A couple of contrarian views on the current job market and its woes: “How Art History Majors Power the U.S. Economy” (at Bloomberg, no less) and “Cut the working week to a maximum of 20 hours, urge top economists” (sign me up).
Mavis Gallant, who passed away a year ago this February, published a total of a hundred and sixteen short stories in The New Yorker, which puts her on par with short story factories like John Cheever and John Updike. Yet by the time she died, she was penniless and alone, a fact which worried the few people in Paris who knew her well. In The Walrus, David MacFarlane examines what her writing meant to him. Pair with: Laurel Berger on her own fascination with the author.
Did you know that a new Jonathan Safran Foer book is coming out this week? We didn’t until we saw a mention of it at Kottke. More surprising is the form of the book itself. Foer has created a new work called Tree of Codes by cutting out sections of one of his favorite books, The Street of Crocodiles by Bruno Shulz. The die-cut, Kindle-proof volume is the first major title by London-based Visual Editions. Vanity Fair has more.

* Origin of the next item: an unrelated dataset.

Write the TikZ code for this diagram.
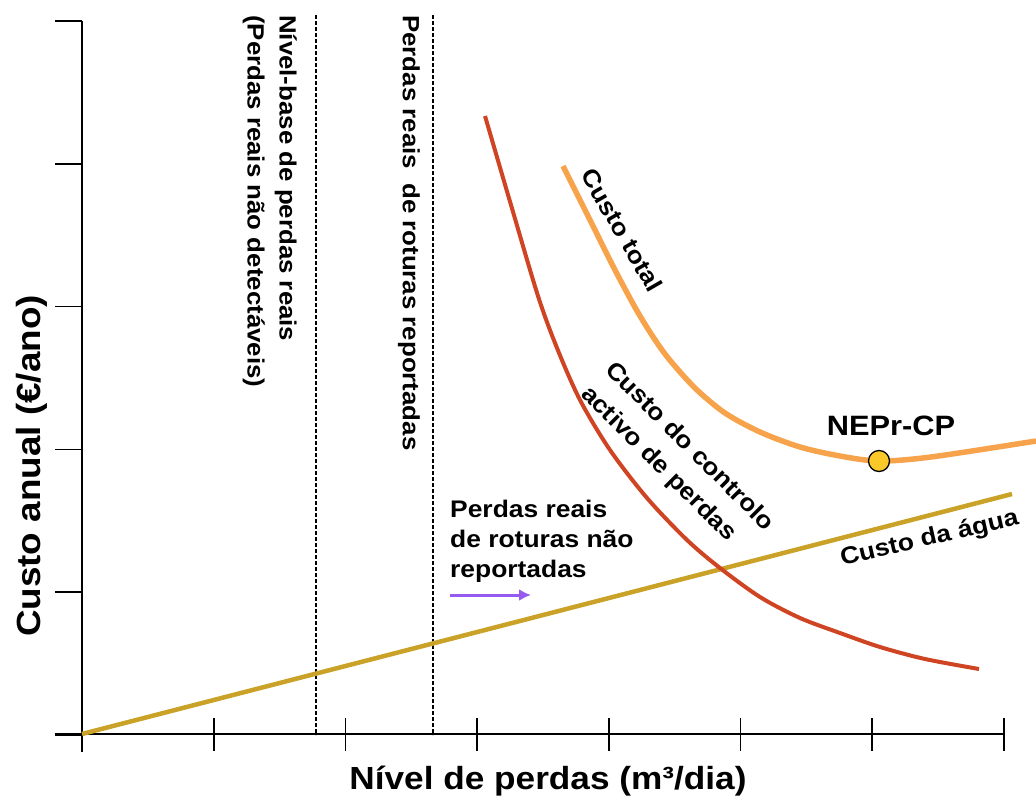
\documentclass[tikz,border=0pt]{standalone}
\usepackage{fontspec}
\setmainfont{Liberation Sans}[FakeStretch=1.1]
\usetikzlibrary{arrows.meta}

\definecolor{totalcol}{RGB}{246,163,76}
\definecolor{controlcol}{RGB}{207,68,34}
\definecolor{watercol}{RGB}{201,162,39}
\definecolor{dotcol}{RGB}{250,200,40}
\definecolor{arrowcol}{RGB}{150,90,240}

\begin{document}
\begin{tikzpicture}[x=1pt, y=-1pt,
    every node/.style={font=\bfseries\fontsize{24}{30}\selectfont, inner sep=0pt},
    axislabel/.style={font=\bfseries\fontsize{32}{38}\selectfont},
    levellabel/.style={rotate=-90, anchor=north west, align=left, font=\bfseries\fontsize{23.5}{32}\selectfont},
    level/.style={dashed, dash pattern=on 4pt off 2pt, line width=2pt}]

    \useasboundingbox (0,0) rectangle (1036,798);

    % Axes
    \draw[line width=2.2pt] (82,21) -- (82,752);
    \draw[line width=2.2pt] (55,734) -- (1004,734);
    \foreach \k in {0,...,5}
        \draw[line width=1.6pt] (55,{21+142.8*\k}) -- (82,{21+142.8*\k});
    \foreach \k in {0,...,7}
        \draw[line width=1.6pt] ({82+131.7*\k},718) -- ({82+131.7*\k},751);

    \node[axislabel, anchor=base] (xlabel) at (548,789) {Nível de perdas (m³/dia)};
    \node[axislabel, rotate=90, font=\bfseries\fontsize{33.5}{38}\selectfont] (ylabel) at (32,466) {Custo anual (€/ano)};

    % Loss levels
    \draw[level] (316,15) -- (316,735);
    \draw[level] (433,15) -- (433,735);
    \node[levellabel] (baselabel) at (297,15) {Nível-base de perdas reais\\(Perdas reais não detectáveis)};
    \node[levellabel] (reportlabel) at (420,15) {Perdas reais~~de roturas reportadas};

    % Cost of water
    \draw[watercol, line width=4.5pt] (82,734) -- (1012,494);
    \node[rotate=13, anchor=base] (waterlabel) at (931,545) {Custo da água};

    % Cost of active leakage control
    \draw[controlcol, line width=4pt] plot[smooth] coordinates {(485,116) (511,205) (538,296) (557,348) (580,400) (610,450) (647,498) (687,540) (720,568) (760,597) (800,618) (840,633) (880,647) (925,659) (979,669)};
    \node[rotate=-45, align=left, font=\bfseries\fontsize{24}{34}\selectfont] (controllabel) at (677,459) {Custo do controlo\\activo de perdas};

    % Total cost
    \draw[totalcol, line width=5.5pt] plot[smooth] coordinates {(563,166) (590,220) (615,270) (640,316) (665,354) (695,388) (725,413) (760,432) (800,447) (840,456) (879,461) (931,457) (1036,441)};
    \node[rotate=-60] (totallabel) at (622,230) {Custo total};

    % Economic level
    \node[circle, draw, fill=dotcol, minimum size=21pt, line width=1.3pt] (nepr) at (879,461) {};
    \node[anchor=base, font=\bfseries\fontsize{28}{32}\selectfont] (neprlabel) at (891,435) {NEPr-CP};

    % Unreported bursts
    \node[anchor=north west, align=left] (unreplabel) at (450,500) {Perdas reais\\de roturas não\\reportadas};
    \coordinate (arrowstart) at (450,595);
    \coordinate (arrowend) at (531,595);
    \draw[arrowcol, line width=3pt, -{Latex[length=12pt, width=12pt]}] (arrowstart) -- (arrowend);

\end{tikzpicture}
\end{document}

Boston has announced the country’s first “Literary Culture District,” marked by memorials to Edgar Allen Poe and Sylvia Plath. It also includes some arguably less interesting sites – the buildings that used to house The Atlantic Monthly and Little, Brown and Company, for example. Caroline O’Donovan writes critically about the new district for The Baffler and concludes that “we’ve allowed glib cultural ideals to occlude economic realities, and tourism tax dollars to triumph over a candid conversation about the origins of art and the sustainability of its production.”

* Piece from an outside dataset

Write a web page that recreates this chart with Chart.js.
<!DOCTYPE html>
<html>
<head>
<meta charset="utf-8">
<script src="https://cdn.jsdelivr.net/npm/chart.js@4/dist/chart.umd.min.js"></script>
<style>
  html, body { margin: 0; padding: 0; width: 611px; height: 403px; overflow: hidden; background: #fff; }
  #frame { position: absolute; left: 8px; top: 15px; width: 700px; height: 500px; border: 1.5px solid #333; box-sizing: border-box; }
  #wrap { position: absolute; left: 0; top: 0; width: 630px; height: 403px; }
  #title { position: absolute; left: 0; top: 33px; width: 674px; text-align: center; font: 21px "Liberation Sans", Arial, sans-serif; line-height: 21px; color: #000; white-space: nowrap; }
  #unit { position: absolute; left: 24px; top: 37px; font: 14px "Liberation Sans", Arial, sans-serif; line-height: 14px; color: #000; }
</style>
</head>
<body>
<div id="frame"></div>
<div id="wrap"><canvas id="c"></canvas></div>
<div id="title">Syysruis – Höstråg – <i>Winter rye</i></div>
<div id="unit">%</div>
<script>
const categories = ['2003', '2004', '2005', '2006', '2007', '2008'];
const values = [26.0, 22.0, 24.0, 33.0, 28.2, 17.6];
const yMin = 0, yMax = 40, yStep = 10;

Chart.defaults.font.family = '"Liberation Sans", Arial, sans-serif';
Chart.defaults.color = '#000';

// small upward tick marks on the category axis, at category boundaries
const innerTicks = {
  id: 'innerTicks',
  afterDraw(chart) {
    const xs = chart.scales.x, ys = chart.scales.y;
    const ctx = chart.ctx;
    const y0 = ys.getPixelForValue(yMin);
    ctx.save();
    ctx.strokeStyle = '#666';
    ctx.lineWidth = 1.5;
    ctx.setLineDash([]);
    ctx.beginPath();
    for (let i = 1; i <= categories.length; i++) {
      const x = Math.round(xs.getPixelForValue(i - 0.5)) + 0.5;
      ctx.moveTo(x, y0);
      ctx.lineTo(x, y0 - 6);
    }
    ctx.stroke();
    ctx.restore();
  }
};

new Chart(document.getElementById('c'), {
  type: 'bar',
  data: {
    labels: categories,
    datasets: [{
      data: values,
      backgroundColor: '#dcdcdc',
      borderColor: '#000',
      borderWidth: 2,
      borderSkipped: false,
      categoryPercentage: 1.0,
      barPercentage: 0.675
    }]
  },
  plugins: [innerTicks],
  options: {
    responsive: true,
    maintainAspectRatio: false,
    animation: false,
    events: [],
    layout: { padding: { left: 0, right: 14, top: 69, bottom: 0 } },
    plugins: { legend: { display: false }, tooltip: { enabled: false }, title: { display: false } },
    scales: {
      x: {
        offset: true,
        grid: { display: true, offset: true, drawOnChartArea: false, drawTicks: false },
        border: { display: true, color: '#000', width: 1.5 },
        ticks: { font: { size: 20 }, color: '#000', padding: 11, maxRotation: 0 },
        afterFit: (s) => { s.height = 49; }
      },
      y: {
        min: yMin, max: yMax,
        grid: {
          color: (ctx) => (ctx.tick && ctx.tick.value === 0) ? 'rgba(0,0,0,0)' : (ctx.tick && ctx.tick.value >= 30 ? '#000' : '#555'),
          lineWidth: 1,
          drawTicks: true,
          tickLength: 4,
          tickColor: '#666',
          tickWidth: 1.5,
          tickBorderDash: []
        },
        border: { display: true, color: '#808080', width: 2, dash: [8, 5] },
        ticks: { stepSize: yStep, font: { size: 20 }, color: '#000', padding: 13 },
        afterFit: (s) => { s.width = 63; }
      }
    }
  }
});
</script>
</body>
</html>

“One lie I tell is that we care, generally—human beings—about each other. We could not, I tell myself in the moments just before the night’s dark hour, create The Odyssey or King Lear or Thomas and Beulah without a profound sense of The Other. Surely, were it true this thing’s a joke, nothing more, and a cruel one at that, we’d have no Dickinson, no Yeats, no freakin’ Rumi, read by Bly, loud on an old tape deck while I shower.” Pablo Tanguay on the art of lying.